**What is required**
Give the data again exactly as written, skipping any pictures.

● ● ●

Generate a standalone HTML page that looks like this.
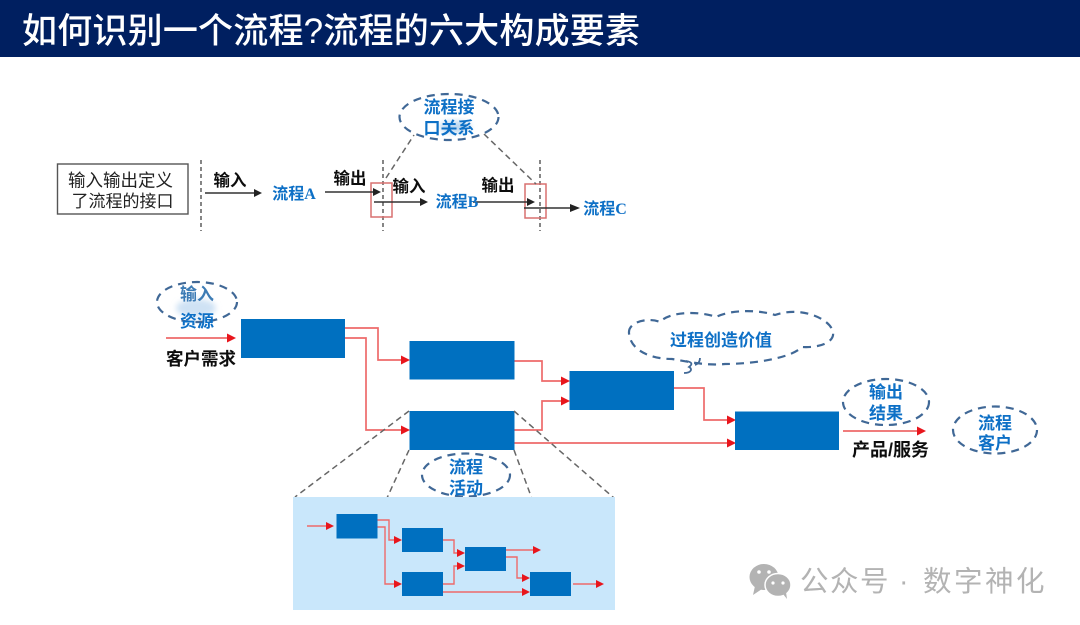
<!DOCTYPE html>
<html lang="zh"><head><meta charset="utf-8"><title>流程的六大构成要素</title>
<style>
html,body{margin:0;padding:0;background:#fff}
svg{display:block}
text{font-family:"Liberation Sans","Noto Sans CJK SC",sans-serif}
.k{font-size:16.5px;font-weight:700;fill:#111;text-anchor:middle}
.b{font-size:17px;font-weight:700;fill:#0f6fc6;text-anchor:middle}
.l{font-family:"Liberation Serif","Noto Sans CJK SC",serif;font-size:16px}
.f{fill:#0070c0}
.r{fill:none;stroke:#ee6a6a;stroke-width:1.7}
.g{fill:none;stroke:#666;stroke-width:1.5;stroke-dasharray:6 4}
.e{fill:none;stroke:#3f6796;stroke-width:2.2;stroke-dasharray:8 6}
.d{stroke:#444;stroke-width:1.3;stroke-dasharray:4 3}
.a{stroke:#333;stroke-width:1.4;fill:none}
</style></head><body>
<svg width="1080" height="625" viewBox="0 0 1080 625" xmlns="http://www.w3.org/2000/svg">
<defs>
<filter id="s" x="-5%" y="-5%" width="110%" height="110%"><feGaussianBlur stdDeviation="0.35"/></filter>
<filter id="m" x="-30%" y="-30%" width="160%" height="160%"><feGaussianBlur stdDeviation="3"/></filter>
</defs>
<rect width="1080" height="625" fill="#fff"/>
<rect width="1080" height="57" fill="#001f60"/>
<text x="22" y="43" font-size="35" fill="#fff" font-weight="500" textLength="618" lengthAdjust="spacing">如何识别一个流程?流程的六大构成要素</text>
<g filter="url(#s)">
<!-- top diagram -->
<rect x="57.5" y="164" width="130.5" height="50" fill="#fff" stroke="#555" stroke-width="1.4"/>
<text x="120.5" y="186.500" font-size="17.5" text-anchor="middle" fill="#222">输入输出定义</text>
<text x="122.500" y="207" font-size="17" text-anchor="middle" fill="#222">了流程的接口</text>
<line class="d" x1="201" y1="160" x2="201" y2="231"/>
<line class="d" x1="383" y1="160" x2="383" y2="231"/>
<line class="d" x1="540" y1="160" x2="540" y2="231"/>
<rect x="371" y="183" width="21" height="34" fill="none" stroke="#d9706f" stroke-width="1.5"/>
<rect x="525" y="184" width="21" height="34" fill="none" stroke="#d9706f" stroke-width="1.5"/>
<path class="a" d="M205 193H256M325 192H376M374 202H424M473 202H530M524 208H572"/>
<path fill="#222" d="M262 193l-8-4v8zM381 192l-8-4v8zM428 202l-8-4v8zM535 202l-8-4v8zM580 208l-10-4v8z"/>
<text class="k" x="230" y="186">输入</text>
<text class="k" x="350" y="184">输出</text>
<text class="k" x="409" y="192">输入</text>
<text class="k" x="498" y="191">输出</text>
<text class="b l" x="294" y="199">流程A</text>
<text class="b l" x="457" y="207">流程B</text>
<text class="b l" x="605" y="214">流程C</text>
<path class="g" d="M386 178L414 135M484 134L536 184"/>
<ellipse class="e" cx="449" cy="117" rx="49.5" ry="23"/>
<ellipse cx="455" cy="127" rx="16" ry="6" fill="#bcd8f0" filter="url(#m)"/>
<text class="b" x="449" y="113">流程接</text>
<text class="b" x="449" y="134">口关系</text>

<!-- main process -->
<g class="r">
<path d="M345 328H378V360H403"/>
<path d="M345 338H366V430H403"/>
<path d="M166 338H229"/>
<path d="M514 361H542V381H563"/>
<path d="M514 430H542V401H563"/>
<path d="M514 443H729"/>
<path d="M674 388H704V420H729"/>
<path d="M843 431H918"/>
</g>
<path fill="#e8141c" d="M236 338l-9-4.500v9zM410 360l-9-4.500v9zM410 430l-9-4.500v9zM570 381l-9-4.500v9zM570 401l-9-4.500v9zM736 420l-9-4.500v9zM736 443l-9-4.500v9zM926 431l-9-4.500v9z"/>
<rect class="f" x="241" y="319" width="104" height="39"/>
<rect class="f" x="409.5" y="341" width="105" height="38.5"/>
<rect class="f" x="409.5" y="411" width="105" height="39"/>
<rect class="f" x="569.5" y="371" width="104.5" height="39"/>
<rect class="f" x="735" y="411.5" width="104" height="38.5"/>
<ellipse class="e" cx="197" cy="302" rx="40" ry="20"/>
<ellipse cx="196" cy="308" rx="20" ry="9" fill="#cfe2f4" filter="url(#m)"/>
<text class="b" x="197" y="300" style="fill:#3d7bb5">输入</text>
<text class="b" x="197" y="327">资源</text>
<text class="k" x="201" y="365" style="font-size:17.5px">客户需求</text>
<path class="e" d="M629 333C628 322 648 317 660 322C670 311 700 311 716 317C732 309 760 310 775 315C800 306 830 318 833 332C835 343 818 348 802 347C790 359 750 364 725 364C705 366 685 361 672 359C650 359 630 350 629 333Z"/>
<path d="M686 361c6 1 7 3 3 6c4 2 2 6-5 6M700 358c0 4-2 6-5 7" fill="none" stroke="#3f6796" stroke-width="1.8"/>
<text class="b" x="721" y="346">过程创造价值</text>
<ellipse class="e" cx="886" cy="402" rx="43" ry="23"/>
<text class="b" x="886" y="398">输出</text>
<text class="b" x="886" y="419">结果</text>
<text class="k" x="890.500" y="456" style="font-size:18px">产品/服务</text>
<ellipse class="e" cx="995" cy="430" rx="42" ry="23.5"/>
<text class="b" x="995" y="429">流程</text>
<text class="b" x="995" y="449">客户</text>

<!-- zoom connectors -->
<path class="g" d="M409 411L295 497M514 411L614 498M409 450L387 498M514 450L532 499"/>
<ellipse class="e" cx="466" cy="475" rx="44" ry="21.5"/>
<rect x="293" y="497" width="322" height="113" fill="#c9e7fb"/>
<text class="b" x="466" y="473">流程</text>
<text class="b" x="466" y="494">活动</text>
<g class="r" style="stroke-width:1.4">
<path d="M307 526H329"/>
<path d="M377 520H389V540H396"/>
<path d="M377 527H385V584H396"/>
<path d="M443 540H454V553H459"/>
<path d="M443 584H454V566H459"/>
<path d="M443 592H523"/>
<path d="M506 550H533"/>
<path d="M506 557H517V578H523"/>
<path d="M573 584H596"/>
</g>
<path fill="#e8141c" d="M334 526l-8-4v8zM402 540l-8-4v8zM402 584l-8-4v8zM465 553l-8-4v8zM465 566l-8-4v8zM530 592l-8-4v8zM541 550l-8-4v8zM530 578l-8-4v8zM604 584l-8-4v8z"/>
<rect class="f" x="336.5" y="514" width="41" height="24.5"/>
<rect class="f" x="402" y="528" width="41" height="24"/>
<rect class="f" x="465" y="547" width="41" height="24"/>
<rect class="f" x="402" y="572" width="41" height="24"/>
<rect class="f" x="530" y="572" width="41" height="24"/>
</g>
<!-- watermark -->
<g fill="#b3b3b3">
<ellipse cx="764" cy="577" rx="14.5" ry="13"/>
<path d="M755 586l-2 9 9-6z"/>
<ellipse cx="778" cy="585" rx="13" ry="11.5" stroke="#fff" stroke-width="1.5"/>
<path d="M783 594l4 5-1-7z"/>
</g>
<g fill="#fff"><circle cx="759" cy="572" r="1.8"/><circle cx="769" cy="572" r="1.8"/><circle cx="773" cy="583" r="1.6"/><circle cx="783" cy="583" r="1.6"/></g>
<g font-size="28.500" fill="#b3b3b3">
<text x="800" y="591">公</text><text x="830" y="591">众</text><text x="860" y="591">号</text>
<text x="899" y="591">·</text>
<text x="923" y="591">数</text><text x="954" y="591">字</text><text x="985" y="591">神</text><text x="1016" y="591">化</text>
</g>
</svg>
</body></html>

● ● ●

**Complete response**
Generate a standalone HTML page that looks like this.
<!DOCTYPE html>
<html lang="zh"><head><meta charset="utf-8"><title>流程的六大构成要素</title>
<style>
html,body{margin:0;padding:0;background:#fff}
svg{display:block}
text{font-family:"Liberation Sans","Noto Sans CJK SC",sans-serif}
.k{font-size:16.5px;font-weight:700;fill:#111;text-anchor:middle}
.b{font-size:17px;font-weight:700;fill:#0f6fc6;text-anchor:middle}
.l{font-family:"Liberation Serif","Noto Sans CJK SC",serif;font-size:16px}
.f{fill:#0070c0}
.r{fill:none;stroke:#ee6a6a;stroke-width:1.7}
.g{fill:none;stroke:#666;stroke-width:1.5;stroke-dasharray:6 4}
.e{fill:none;stroke:#3f6796;stroke-width:2.2;stroke-dasharray:8 6}
.d{stroke:#444;stroke-width:1.3;stroke-dasharray:4 3}
.a{stroke:#333;stroke-width:1.4;fill:none}
</style></head><body>
<svg width="1080" height="625" viewBox="0 0 1080 625" xmlns="http://www.w3.org/2000/svg">
<defs>
<filter id="s" x="-5%" y="-5%" width="110%" height="110%"><feGaussianBlur stdDeviation="0.35"/></filter>
<filter id="m" x="-30%" y="-30%" width="160%" height="160%"><feGaussianBlur stdDeviation="3"/></filter>
</defs>
<rect width="1080" height="625" fill="#fff"/>
<rect width="1080" height="57" fill="#001f60"/>
<text x="22" y="43" font-size="35" fill="#fff" font-weight="500" textLength="618" lengthAdjust="spacing">如何识别一个流程?流程的六大构成要素</text>
<g filter="url(#s)">
<!-- top diagram -->
<rect x="57.5" y="164" width="130.5" height="50" fill="#fff" stroke="#555" stroke-width="1.4"/>
<text x="120.5" y="186.500" font-size="17.5" text-anchor="middle" fill="#222">输入输出定义</text>
<text x="122.500" y="207" font-size="17" text-anchor="middle" fill="#222">了流程的接口</text>
<line class="d" x1="201" y1="160" x2="201" y2="231"/>
<line class="d" x1="383" y1="160" x2="383" y2="231"/>
<line class="d" x1="540" y1="160" x2="540" y2="231"/>
<rect x="371" y="183" width="21" height="34" fill="none" stroke="#d9706f" stroke-width="1.5"/>
<rect x="525" y="184" width="21" height="34" fill="none" stroke="#d9706f" stroke-width="1.5"/>
<path class="a" d="M205 193H256M325 192H376M374 202H424M473 202H530M524 208H572"/>
<path fill="#222" d="M262 193l-8-4v8zM381 192l-8-4v8zM428 202l-8-4v8zM535 202l-8-4v8zM580 208l-10-4v8z"/>
<text class="k" x="230" y="186">输入</text>
<text class="k" x="350" y="184">输出</text>
<text class="k" x="409" y="192">输入</text>
<text class="k" x="498" y="191">输出</text>
<text class="b l" x="294" y="199">流程A</text>
<text class="b l" x="457" y="207">流程B</text>
<text class="b l" x="605" y="214">流程C</text>
<path class="g" d="M386 178L414 135M484 134L536 184"/>
<ellipse class="e" cx="449" cy="117" rx="49.5" ry="23"/>
<ellipse cx="455" cy="127" rx="16" ry="6" fill="#bcd8f0" filter="url(#m)"/>
<text class="b" x="449" y="113">流程接</text>
<text class="b" x="449" y="134">口关系</text>

<!-- main process -->
<g class="r">
<path d="M345 328H378V360H403"/>
<path d="M345 338H366V430H403"/>
<path d="M166 338H229"/>
<path d="M514 361H542V381H563"/>
<path d="M514 430H542V401H563"/>
<path d="M514 443H729"/>
<path d="M674 388H704V420H729"/>
<path d="M843 431H918"/>
</g>
<path fill="#e8141c" d="M236 338l-9-4.500v9zM410 360l-9-4.500v9zM410 430l-9-4.500v9zM570 381l-9-4.500v9zM570 401l-9-4.500v9zM736 420l-9-4.500v9zM736 443l-9-4.500v9zM926 431l-9-4.500v9z"/>
<rect class="f" x="241" y="319" width="104" height="39"/>
<rect class="f" x="409.5" y="341" width="105" height="38.5"/>
<rect class="f" x="409.5" y="411" width="105" height="39"/>
<rect class="f" x="569.5" y="371" width="104.5" height="39"/>
<rect class="f" x="735" y="411.5" width="104" height="38.5"/>
<ellipse class="e" cx="197" cy="302" rx="40" ry="20"/>
<ellipse cx="196" cy="308" rx="20" ry="9" fill="#cfe2f4" filter="url(#m)"/>
<text class="b" x="197" y="300" style="fill:#3d7bb5">输入</text>
<text class="b" x="197" y="327">资源</text>
<text class="k" x="201" y="365" style="font-size:17.5px">客户需求</text>
<path class="e" d="M629 333C628 322 648 317 660 322C670 311 700 311 716 317C732 309 760 310 775 315C800 306 830 318 833 332C835 343 818 348 802 347C790 359 750 364 725 364C705 366 685 361 672 359C650 359 630 350 629 333Z"/>
<path d="M686 361c6 1 7 3 3 6c4 2 2 6-5 6M700 358c0 4-2 6-5 7" fill="none" stroke="#3f6796" stroke-width="1.8"/>
<text class="b" x="721" y="346">过程创造价值</text>
<ellipse class="e" cx="886" cy="402" rx="43" ry="23"/>
<text class="b" x="886" y="398">输出</text>
<text class="b" x="886" y="419">结果</text>
<text class="k" x="890.500" y="456" style="font-size:18px">产品/服务</text>
<ellipse class="e" cx="995" cy="430" rx="42" ry="23.5"/>
<text class="b" x="995" y="429">流程</text>
<text class="b" x="995" y="449">客户</text>

<!-- zoom connectors -->
<path class="g" d="M409 411L295 497M514 411L614 498M409 450L387 498M514 450L532 499"/>
<ellipse class="e" cx="466" cy="475" rx="44" ry="21.5"/>
<rect x="293" y="497" width="322" height="113" fill="#c9e7fb"/>
<text class="b" x="466" y="473">流程</text>
<text class="b" x="466" y="494">活动</text>
<g class="r" style="stroke-width:1.4">
<path d="M307 526H329"/>
<path d="M377 520H389V540H396"/>
<path d="M377 527H385V584H396"/>
<path d="M443 540H454V553H459"/>
<path d="M443 584H454V566H459"/>
<path d="M443 592H523"/>
<path d="M506 550H533"/>
<path d="M506 557H517V578H523"/>
<path d="M573 584H596"/>
</g>
<path fill="#e8141c" d="M334 526l-8-4v8zM402 540l-8-4v8zM402 584l-8-4v8zM465 553l-8-4v8zM465 566l-8-4v8zM530 592l-8-4v8zM541 550l-8-4v8zM530 578l-8-4v8zM604 584l-8-4v8z"/>
<rect class="f" x="336.5" y="514" width="41" height="24.5"/>
<rect class="f" x="402" y="528" width="41" height="24"/>
<rect class="f" x="465" y="547" width="41" height="24"/>
<rect class="f" x="402" y="572" width="41" height="24"/>
<rect class="f" x="530" y="572" width="41" height="24"/>
</g>
<!-- watermark -->
<g fill="#b3b3b3">
<ellipse cx="764" cy="577" rx="14.5" ry="13"/>
<path d="M755 586l-2 9 9-6z"/>
<ellipse cx="778" cy="585" rx="13" ry="11.5" stroke="#fff" stroke-width="1.5"/>
<path d="M783 594l4 5-1-7z"/>
</g>
<g fill="#fff"><circle cx="759" cy="572" r="1.8"/><circle cx="769" cy="572" r="1.8"/><circle cx="773" cy="583" r="1.6"/><circle cx="783" cy="583" r="1.6"/></g>
<g font-size="28.500" fill="#b3b3b3">
<text x="800" y="591">公</text><text x="830" y="591">众</text><text x="860" y="591">号</text>
<text x="899" y="591">·</text>
<text x="923" y="591">数</text><text x="954" y="591">字</text><text x="985" y="591">神</text><text x="1016" y="591">化</text>
</g>
</svg>
</body></html>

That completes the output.